The researchers developed a method called 'Synthetic Computers at Scale'. They automatically generate many different fake computer environments, complete with realistic folder structures and files like documents and spreadsheets. Then, they have one AI agent create work goals for a 'user' within that environment, and another AI agent act as that user, working through the computer to complete those goals. These simulations run for a long time, mimicking a month of work, and provide a lot of data for the AI to learn from.

Why it matters?

This work is important because it offers a way to create massive amounts of training data for AI agents in realistic work settings. By scaling up the creation of these 'synthetic computers', we can train AI to handle a wider variety of jobs and situations, ultimately leading to more capable and helpful AI assistants. It’s a step towards AI that can truly understand and participate in complex, real-world productivity tasks.

Abstract

Realistic long-horizon productivity work is strongly conditioned on user-specific computer environments, where much of the work context is stored and organized through directory structures and content-rich artifacts. To scale synthetic data creation for such productivity scenarios, we introduce Synthetic Computers at Scale, a scalable methodology for creating such environments with realistic folder hierarchies and content-rich artifacts (e.g., documents, spreadsheets, and presentations). Conditioned on each synthetic computer, we run long-horizon simulations: one agent creates productivity objectives that are specific to the computer's user and require multiple professional deliverables and about a month of human work; another agent then acts as that user and keeps working across the computer -- for example, navigating the filesystem for grounding, coordinating with simulated collaborators, and producing professional artifacts -- until these objectives are completed.
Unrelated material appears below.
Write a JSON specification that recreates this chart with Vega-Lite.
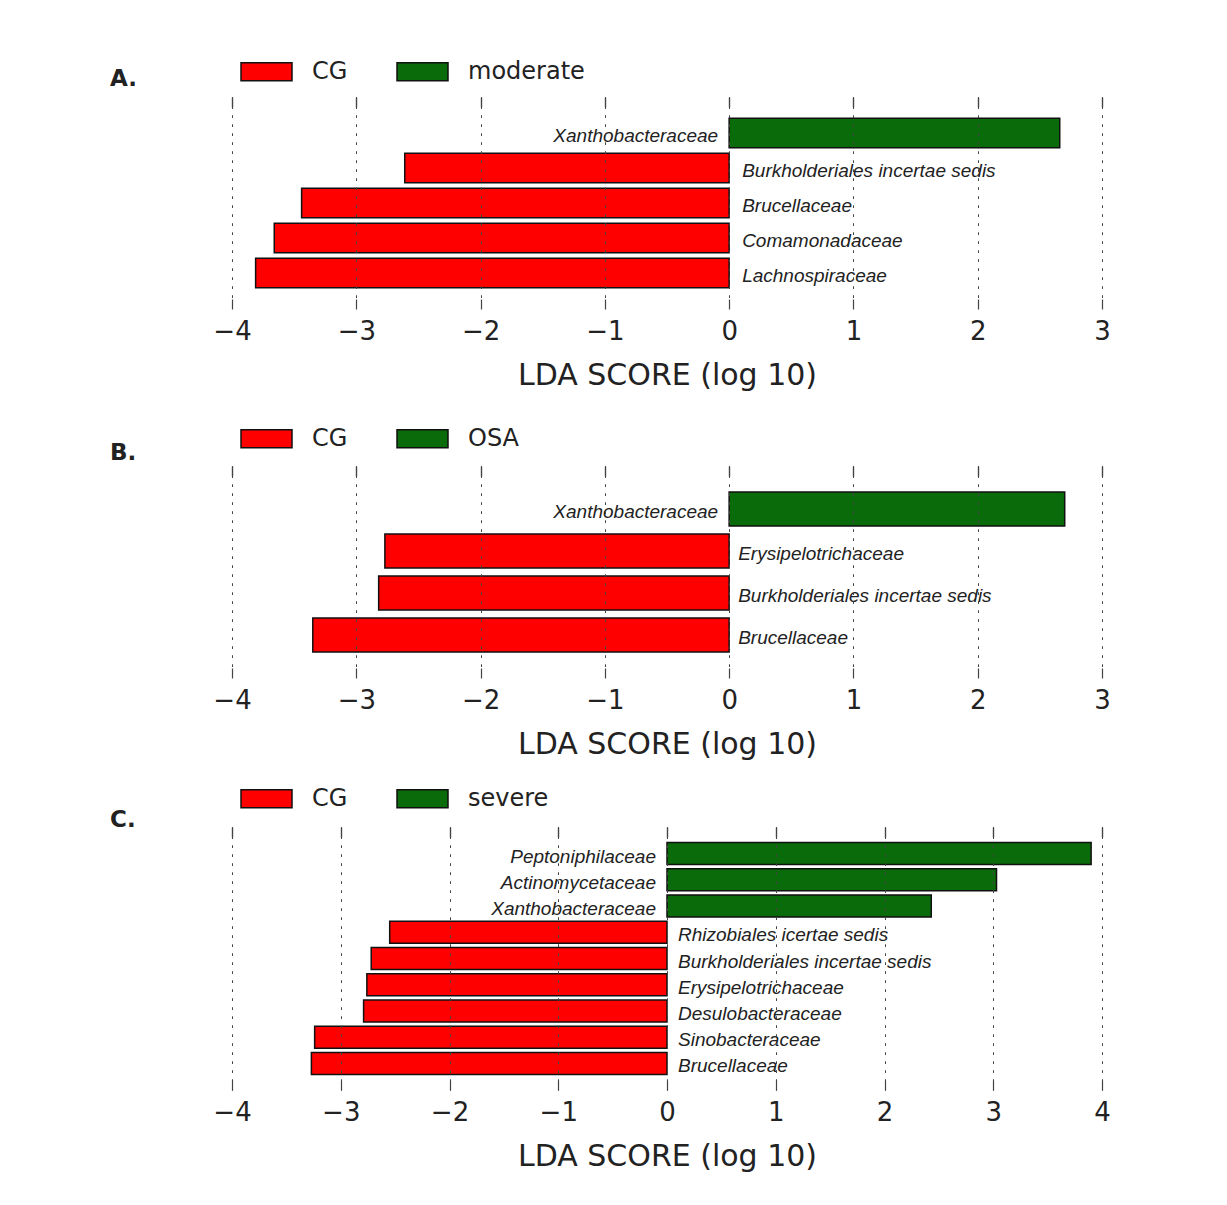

In preliminary experiments, we create 1,000 synthetic computers and run long-horizon simulations on them; each run requires over 8 hours of agent runtime and spans more than 2,000 turns on average. These simulations produce rich experiential learning signals, whose effectiveness is validated by significant improvements in agent performance on both in-domain and out-of-domain productivity evaluations. Given that personas are abundant at billion scale, this methodology can in principle scale to millions or even billions of synthetic user worlds with sufficient compute, enabling broader coverage of diverse professions, roles, contexts, environments, and productivity needs. We argue that scalable synthetic computer creation, together with at-scale simulations, is highly promising as a foundational substrate for agent self-improvement and agentic reinforcement learning in long-horizon productivity scenarios.